Records shown:
▬▬▬
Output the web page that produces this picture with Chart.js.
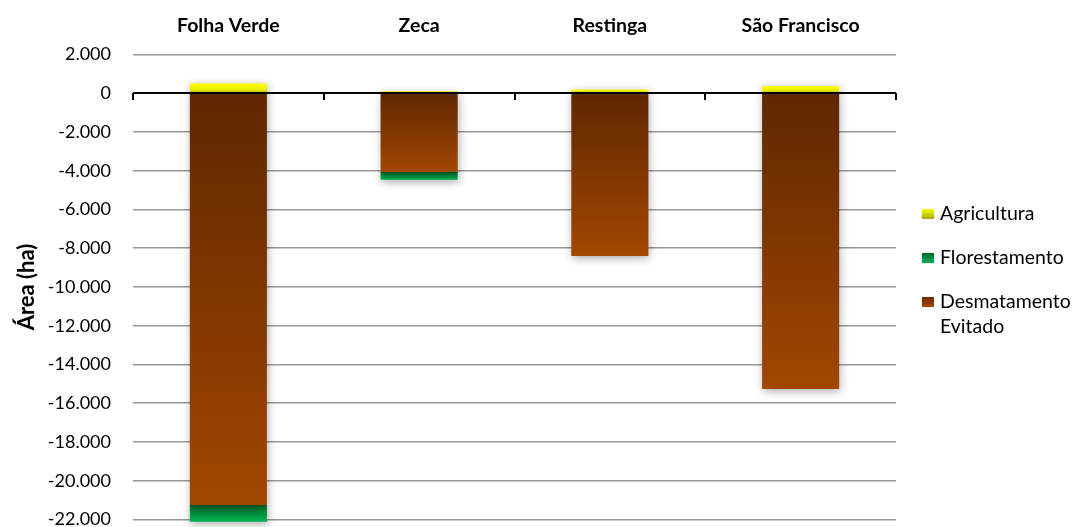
▬▬▬
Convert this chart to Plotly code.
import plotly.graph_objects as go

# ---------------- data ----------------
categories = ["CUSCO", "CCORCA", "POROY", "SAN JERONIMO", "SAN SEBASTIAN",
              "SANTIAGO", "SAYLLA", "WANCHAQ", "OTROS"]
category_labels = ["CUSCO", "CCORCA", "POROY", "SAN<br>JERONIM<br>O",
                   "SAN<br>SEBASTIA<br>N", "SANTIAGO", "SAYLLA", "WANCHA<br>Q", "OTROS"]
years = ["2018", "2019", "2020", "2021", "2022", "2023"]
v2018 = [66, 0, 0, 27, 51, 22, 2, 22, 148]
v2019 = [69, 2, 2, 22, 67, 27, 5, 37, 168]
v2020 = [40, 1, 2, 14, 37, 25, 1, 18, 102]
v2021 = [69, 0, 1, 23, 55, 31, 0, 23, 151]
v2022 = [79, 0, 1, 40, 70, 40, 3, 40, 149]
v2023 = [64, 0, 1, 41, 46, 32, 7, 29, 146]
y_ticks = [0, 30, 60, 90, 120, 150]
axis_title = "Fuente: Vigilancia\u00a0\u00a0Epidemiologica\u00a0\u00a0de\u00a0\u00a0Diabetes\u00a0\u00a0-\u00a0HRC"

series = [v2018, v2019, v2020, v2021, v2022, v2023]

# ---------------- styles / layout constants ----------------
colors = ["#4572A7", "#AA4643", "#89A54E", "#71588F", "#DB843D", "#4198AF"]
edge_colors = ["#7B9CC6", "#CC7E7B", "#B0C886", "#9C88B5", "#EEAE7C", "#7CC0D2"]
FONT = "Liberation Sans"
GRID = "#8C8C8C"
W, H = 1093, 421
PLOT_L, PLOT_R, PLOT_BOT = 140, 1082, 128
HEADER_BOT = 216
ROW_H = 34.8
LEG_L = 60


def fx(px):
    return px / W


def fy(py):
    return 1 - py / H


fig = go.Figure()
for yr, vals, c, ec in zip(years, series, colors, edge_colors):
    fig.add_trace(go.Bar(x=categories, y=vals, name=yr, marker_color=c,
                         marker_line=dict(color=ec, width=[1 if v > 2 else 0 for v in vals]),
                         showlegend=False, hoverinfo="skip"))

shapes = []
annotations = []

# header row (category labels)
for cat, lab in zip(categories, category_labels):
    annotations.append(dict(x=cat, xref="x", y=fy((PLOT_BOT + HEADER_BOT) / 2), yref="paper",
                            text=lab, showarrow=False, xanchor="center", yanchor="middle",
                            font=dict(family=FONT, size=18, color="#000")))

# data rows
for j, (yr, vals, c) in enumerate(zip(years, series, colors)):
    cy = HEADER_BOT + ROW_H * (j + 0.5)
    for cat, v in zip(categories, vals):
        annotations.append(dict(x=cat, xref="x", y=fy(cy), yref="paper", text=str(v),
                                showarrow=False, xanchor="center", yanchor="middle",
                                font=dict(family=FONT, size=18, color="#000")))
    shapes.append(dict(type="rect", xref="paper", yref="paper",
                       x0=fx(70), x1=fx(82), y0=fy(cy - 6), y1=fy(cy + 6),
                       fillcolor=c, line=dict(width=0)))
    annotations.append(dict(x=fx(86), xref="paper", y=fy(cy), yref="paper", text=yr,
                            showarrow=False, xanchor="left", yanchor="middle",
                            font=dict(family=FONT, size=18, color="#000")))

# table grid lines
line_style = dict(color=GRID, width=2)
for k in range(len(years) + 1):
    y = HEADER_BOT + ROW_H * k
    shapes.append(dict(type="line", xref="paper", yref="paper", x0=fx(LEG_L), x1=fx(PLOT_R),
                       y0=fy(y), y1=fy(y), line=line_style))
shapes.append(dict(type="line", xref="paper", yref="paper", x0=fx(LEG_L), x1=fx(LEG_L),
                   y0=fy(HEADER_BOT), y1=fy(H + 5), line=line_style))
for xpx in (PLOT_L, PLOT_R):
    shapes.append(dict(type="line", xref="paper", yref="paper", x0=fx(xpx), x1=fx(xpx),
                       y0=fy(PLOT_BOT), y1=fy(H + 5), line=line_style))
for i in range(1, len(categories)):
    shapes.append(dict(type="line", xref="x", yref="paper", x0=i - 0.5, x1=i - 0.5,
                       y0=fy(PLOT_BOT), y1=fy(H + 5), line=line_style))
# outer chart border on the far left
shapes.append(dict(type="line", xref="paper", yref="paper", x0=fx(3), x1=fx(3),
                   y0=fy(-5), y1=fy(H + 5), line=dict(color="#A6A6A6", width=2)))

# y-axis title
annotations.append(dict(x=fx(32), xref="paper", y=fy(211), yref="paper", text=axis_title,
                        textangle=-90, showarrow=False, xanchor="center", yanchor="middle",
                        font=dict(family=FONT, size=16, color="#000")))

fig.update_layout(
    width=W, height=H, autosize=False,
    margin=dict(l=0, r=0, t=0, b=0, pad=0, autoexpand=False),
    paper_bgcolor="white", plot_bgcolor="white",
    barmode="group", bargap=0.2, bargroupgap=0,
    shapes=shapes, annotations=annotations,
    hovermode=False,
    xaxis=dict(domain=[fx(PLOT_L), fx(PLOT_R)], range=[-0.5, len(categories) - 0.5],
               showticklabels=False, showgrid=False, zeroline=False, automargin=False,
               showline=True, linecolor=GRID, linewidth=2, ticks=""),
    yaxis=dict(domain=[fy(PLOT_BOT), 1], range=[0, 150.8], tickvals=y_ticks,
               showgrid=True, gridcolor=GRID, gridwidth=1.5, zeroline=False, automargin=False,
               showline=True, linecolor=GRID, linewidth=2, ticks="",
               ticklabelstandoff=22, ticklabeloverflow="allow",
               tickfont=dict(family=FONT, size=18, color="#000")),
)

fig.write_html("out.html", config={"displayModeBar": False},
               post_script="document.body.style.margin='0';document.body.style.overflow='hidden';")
▬▬▬
Give back, exactly as written, each line from the one that contains "Convert this chart to Plotly code." through the one that contains "import plotly.graph_objects as go".

Convert this chart to Plotly code.
import plotly.graph_objects as go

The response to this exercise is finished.